» TASK INSTRUCTIONS
Retype the lines beneath this one, from the first through the line containing "series_name = 'UNIQA Akcji Rynku Złota'". Pictures are left out.

── DATA BLOCK

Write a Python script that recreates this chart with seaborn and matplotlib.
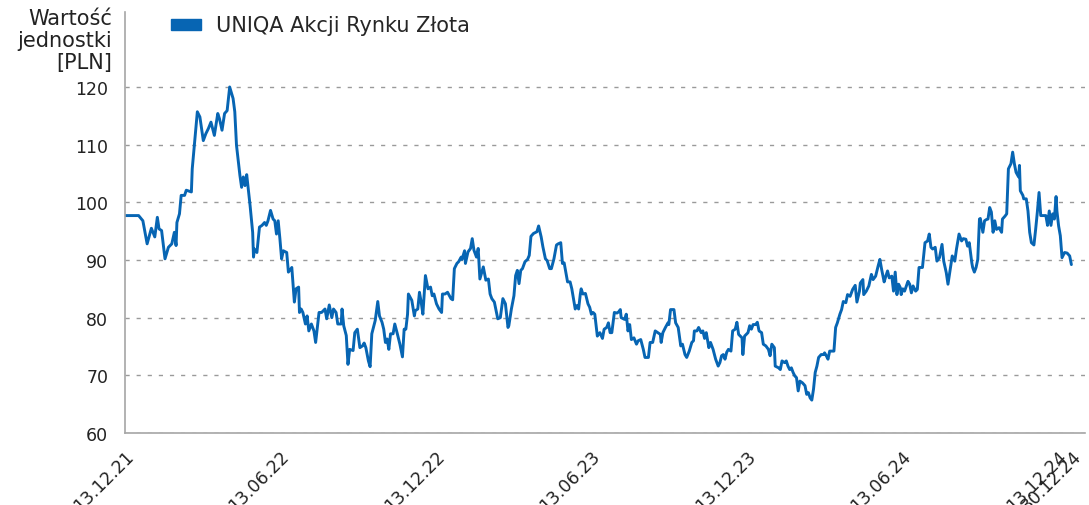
import pandas as pd
import numpy as np
import matplotlib.pyplot as plt
import matplotlib.transforms as mtransforms
from matplotlib.patches import Patch
import seaborn as sns

# Data
start_date = pd.Timestamp('2021-12-13')
series_name = 'UNIQA Akcji Rynku Złota'

# days since 13.12.21
day_offsets = [
    0, 16, 21, 26, 31, 35, 38, 40, 43, 47, 51, 55, 58, 60, 61, 64, 66, 70, 72, 78,
    79, 82, 85, 88, 92, 95, 98, 101, 105, 109, 111, 114, 117, 120, 123, 127, 129, 131, 135, 137,
    139, 141, 143, 147, 150, 151, 152, 155, 158, 161, 164, 166, 168, 171, 174, 176, 178, 180, 182, 184,
    186, 190, 192, 196, 197, 199, 201, 204, 205, 207, 209, 212, 214, 216, 219, 222, 224, 228, 231, 235,
    237, 240, 243, 245, 248, 250, 254, 255, 257, 260, 262, 264, 268, 270, 273,
    276, 279, 281, 283, 286, 288, 290, 294, 296, 297, 299, 302, 304, 306, 308, 310, 312, 315, 317, 320,
    323, 326, 328, 330, 332, 333, 337, 340, 341, 344, 346, 348, 350, 353, 356, 359, 361, 363, 366, 369,
    372, 373, 376, 379, 383, 385, 387, 390, 392, 395, 396, 399, 400, 403, 406, 408, 410, 413, 415, 417,
    421, 424, 427, 429, 431, 434, 438, 441, 444, 447, 450, 451, 454, 457, 459, 461, 463, 465, 467, 470,
    473, 475, 477, 480, 484, 486, 489, 491, 494, 496, 499, 501, 504, 507, 509, 512, 514, 516, 520, 523,
    525, 529, 531, 533, 535, 536, 538, 541, 544, 546, 548, 550, 552,
    555, 558, 561, 563, 566, 568, 570, 572, 575, 578, 580, 582, 583, 587, 589, 591, 593, 595, 598, 601,
    603, 606, 609, 611, 615, 617, 620, 623, 626, 629, 630, 632, 635, 638, 639, 641, 645, 647, 650, 653,
    655, 658, 660, 663, 666, 668, 669, 672, 674, 677, 679, 681, 683, 686, 688, 691, 694, 697, 699, 701,
    703, 705, 707, 709, 712, 714, 717, 719, 721, 725, 726, 728, 732, 734, 736, 738, 741, 743, 745, 748,
    750, 753, 756, 758, 760, 763, 764, 768, 770, 772, 775, 777, 779, 781, 783, 785, 787, 789, 791, 793,
    796, 799, 801, 803, 805, 807, 809, 811, 813, 815, 818, 821, 822, 824, 826, 828, 831, 833, 835, 837,
    840,
    842, 844, 847, 849, 852, 855, 858, 860, 863, 864, 867, 868, 871, 874, 877, 879, 882, 885, 887, 889,
    892, 894, 896, 898, 901, 903, 905, 907, 909, 911, 912, 914, 916, 920, 922, 924, 926, 929, 931, 933,
    937, 940, 943, 945, 947, 949, 952, 954, 957, 960, 962, 965, 967, 970, 972, 975, 977, 980, 983, 985,
    988, 990, 992, 995, 996, 998, 1000, 1002, 1004, 1005, 1008, 1010, 1012, 1014, 1016, 1018, 1020, 1022, 1024, 1027,
    1030, 1031, 1034, 1036, 1038, 1041, 1043, 1045, 1047, 1050, 1051, 1052, 1055, 1056, 1059, 1061, 1063, 1065, 1068, 1070,
    1072, 1074, 1076, 1079, 1082, 1084, 1086, 1088, 1090, 1092, 1094, 1095, 1097, 1099, 1101, 1103, 1104, 1107, 1110, 1112,
]

unit_values = [
    97.7, 97.7, 96.8, 92.8, 95.5, 94.0, 97.4, 95.4, 95.1, 90.2, 92.2, 92.8, 94.8, 92.5, 96.5, 98.0, 101.2, 101.2, 102.1, 101.8,
    105.8, 110.7, 115.7, 114.8, 110.7, 111.9, 112.8, 113.9, 111.6, 115.4, 114.5, 112.5, 115.4, 115.9, 120.0, 118.0, 115.7, 109.9, 104.7, 102.6,
    104.4, 102.9, 104.8, 99.4, 94.8, 90.5, 91.9, 91.3, 95.7, 96.0, 96.5, 96.0, 96.8, 98.6, 97.1, 96.8, 94.5, 96.8, 93.7, 90.2,
    91.6, 91.3, 87.9, 88.7, 86.7, 82.7, 85.0, 85.3, 80.9, 81.5, 80.9, 78.9, 80.3, 77.7, 78.9, 77.7, 75.7, 80.9, 80.9, 81.5,
    79.8, 82.2, 80.0, 81.5, 80.9, 78.9, 78.9, 81.5, 78.6, 76.9, 71.9, 74.5, 74.3, 77.4, 78.0,
    74.8, 75.1, 75.6, 74.8, 72.5, 71.5, 77.2, 79.5, 81.8, 82.8, 80.3, 79.2, 78.0, 75.7, 76.3, 74.5, 77.2, 77.2, 78.9, 77.2,
    75.4, 73.2, 78.0, 78.0, 80.6, 84.1, 83.0, 80.3, 81.2, 81.5, 84.4, 82.7, 80.6, 87.3, 85.0, 85.3, 83.8, 84.1, 82.4, 81.5,
    80.9, 84.1, 84.1, 84.4, 83.3, 83.1, 88.5, 89.4, 89.7, 90.5, 90.1, 91.6, 89.4, 91.4, 92.0, 93.7, 91.7, 90.5, 92.0, 86.7,
    88.8, 86.5, 86.7, 84.1, 83.3, 82.7, 79.8, 80.0, 83.3, 82.4, 78.3, 78.6, 81.5, 83.8, 87.3, 88.2, 85.9, 88.2, 88.5, 89.7,
    90.1, 90.8, 94.1, 94.6, 94.9, 95.9, 94.0, 92.3, 90.2, 89.9, 88.5, 88.5, 90.2, 92.6, 92.8, 93.0, 89.4, 89.5, 86.2, 86.2,
    85.0, 81.5, 82.1, 81.5, 84.1, 85.0, 84.1, 84.2, 82.4, 81.8, 80.6, 80.9, 80.6,
    76.8, 77.4, 76.4, 78.0, 78.3, 79.1, 77.4, 77.4, 80.9, 80.8, 81.0, 81.4, 80.0, 79.7, 80.6, 77.7, 78.8, 76.2, 76.5, 75.4,
    76.0, 76.2, 74.5, 73.1, 73.1, 75.7, 75.7, 77.7, 77.4, 77.1, 75.7, 77.4, 78.3, 79.1, 78.8, 81.4, 81.4, 79.1, 78.3, 75.1,
    75.4, 73.6, 73.1, 74.2, 75.7, 76.0, 77.7, 77.7, 78.3, 77.4, 77.7, 76.4, 77.4, 74.8, 75.7, 74.5, 72.8, 71.6, 72.2, 73.4,
    73.6, 72.8, 74.0, 74.5, 74.2, 77.7, 78.0, 79.2, 77.1, 76.5, 73.6, 76.8, 77.4, 78.6, 78.0, 78.8, 78.8, 79.2, 77.7, 77.4,
    75.4, 75.1, 74.5, 73.4, 75.4, 74.8, 71.6, 71.3, 71.0, 72.5, 72.2, 72.5, 71.6, 71.0, 71.3, 70.5, 69.9, 69.6, 67.3, 69.0,
    68.7, 68.2, 66.7, 67.0, 66.1, 65.7, 67.6, 70.5, 71.6, 73.1, 73.6, 73.6, 73.9, 73.4, 72.8, 74.2, 74.2, 74.2, 78.3, 79.1,
    80.6,
    81.4, 82.8, 82.6, 84.0, 83.7, 84.9, 85.6, 82.7, 84.6, 86.0, 86.6, 84.0, 84.6, 85.5, 87.5, 86.6, 87.2, 89.0, 90.1, 88.4,
    86.2, 87.2, 88.1, 86.9, 87.2, 84.6, 87.9, 84.0, 85.8, 85.2, 84.0, 85.0, 84.6, 86.3, 85.8, 84.3, 85.5, 84.6, 84.9, 88.7,
    88.7, 93.0, 93.3, 94.5, 92.2, 91.9, 92.2, 89.8, 90.4, 92.7, 89.8, 87.8, 85.8, 88.7, 90.7, 89.8, 91.9, 94.5, 93.3, 93.7,
    93.6, 92.4, 93.0, 89.5, 88.7, 87.9, 88.7, 90.1, 97.1, 97.2, 94.8, 96.8, 97.0, 97.1, 99.1, 98.3, 94.8, 96.8, 95.3, 95.6,
    94.8, 97.1, 97.6, 98.0, 105.8, 106.7, 108.7, 106.7, 105.2, 104.4, 106.4, 102.0, 101.2, 100.6, 100.6, 98.5, 94.8, 93.0, 92.6, 95.3,
    98.3, 101.7, 97.7, 97.7, 97.7, 96.0, 98.5, 96.0, 98.0, 97.1, 101.0, 98.5, 95.9, 94.2, 90.4, 91.0, 91.3, 91.2, 90.7, 89.2,
]

tick_dates = ['2021-12-13', '2022-06-13', '2022-12-13', '2023-06-13',
              '2023-12-13', '2024-06-13', '2024-12-13', '2024-12-30']
y_ticks = [60, 70, 80, 90, 100, 110, 120]

df = pd.DataFrame({
    'Data': start_date + pd.to_timedelta(day_offsets, unit='D'),
    'Wartosc': unit_values,
})

line_color = '#0765b3'
axis_color = '#a6a6a6'
text_color = '#222222'

sns.set_style('white')
plt.rcParams['font.family'] = ['DejaVu Sans']

fig = plt.figure(figsize=(10.89, 5.06), dpi=100)
ax = fig.add_axes([125 / 1089, 1 - 434 / 506, 960 / 1089, 421 / 506])

sns.lineplot(data=df, x='Data', y='Wartosc', ax=ax, color=line_color, linewidth=2.1)

ax.set_xlim(start_date, start_date + pd.Timedelta(days=1128))
ax.set_ylim(60, 133)
ax.set_yticks(y_ticks)
ax.set_yticklabels([str(v) for v in y_ticks], fontsize=12.5, color=text_color)
ax.yaxis.grid(True, linestyle=(0, (3, 5)), color='#9a9a9a', linewidth=1)
ax.set_axisbelow(True)
ax.set_xlabel('')
ax.set_ylabel('')

ticks = pd.to_datetime(tick_dates)
ax.set_xticks(ticks)
ax.set_xticklabels([t.strftime('%d.%m.%y') for t in ticks], rotation=45,
                   ha='right', va='top', rotation_mode='anchor', fontsize=12.5, color=text_color)
offset = mtransforms.ScaledTranslation(15 / 100, 0, fig.dpi_scale_trans)
for lab in ax.get_xticklabels():
    lab.set_transform(lab.get_transform() + offset)

ax.tick_params(axis='x', length=6, width=1.2, color=axis_color, pad=4)
ax.tick_params(axis='y', length=0, pad=12)

for side in ['top', 'right']:
    ax.spines[side].set_visible(False)
for side in ['left', 'bottom']:
    ax.spines[side].set_color(axis_color)
    ax.spines[side].set_linewidth(1.2)

fig.text(112 / 1089, 1 - 9 / 506, 'Wartość\njednostki\n[PLN]', ha='right', va='top',
         fontsize=15, color=text_color, linespacing=1.12)

ax.legend(handles=[Patch(color=line_color, label=series_name)],
          loc='center left', bbox_to_anchor=(171 / 1089, 1 - 26.5 / 506),
          bbox_transform=fig.transFigure, frameon=False, fontsize=15,
          handlelength=1.44, handleheight=0.43, handletextpad=0.72,
          borderpad=0, borderaxespad=0)

fig.savefig('out.png', dpi=100)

────

» TASK OUTPUT
Write a Python script that recreates this chart with seaborn and matplotlib.
import pandas as pd
import numpy as np
import matplotlib.pyplot as plt
import matplotlib.transforms as mtransforms
from matplotlib.patches import Patch
import seaborn as sns

# Data
start_date = pd.Timestamp('2021-12-13')
series_name = 'UNIQA Akcji Rynku Złota'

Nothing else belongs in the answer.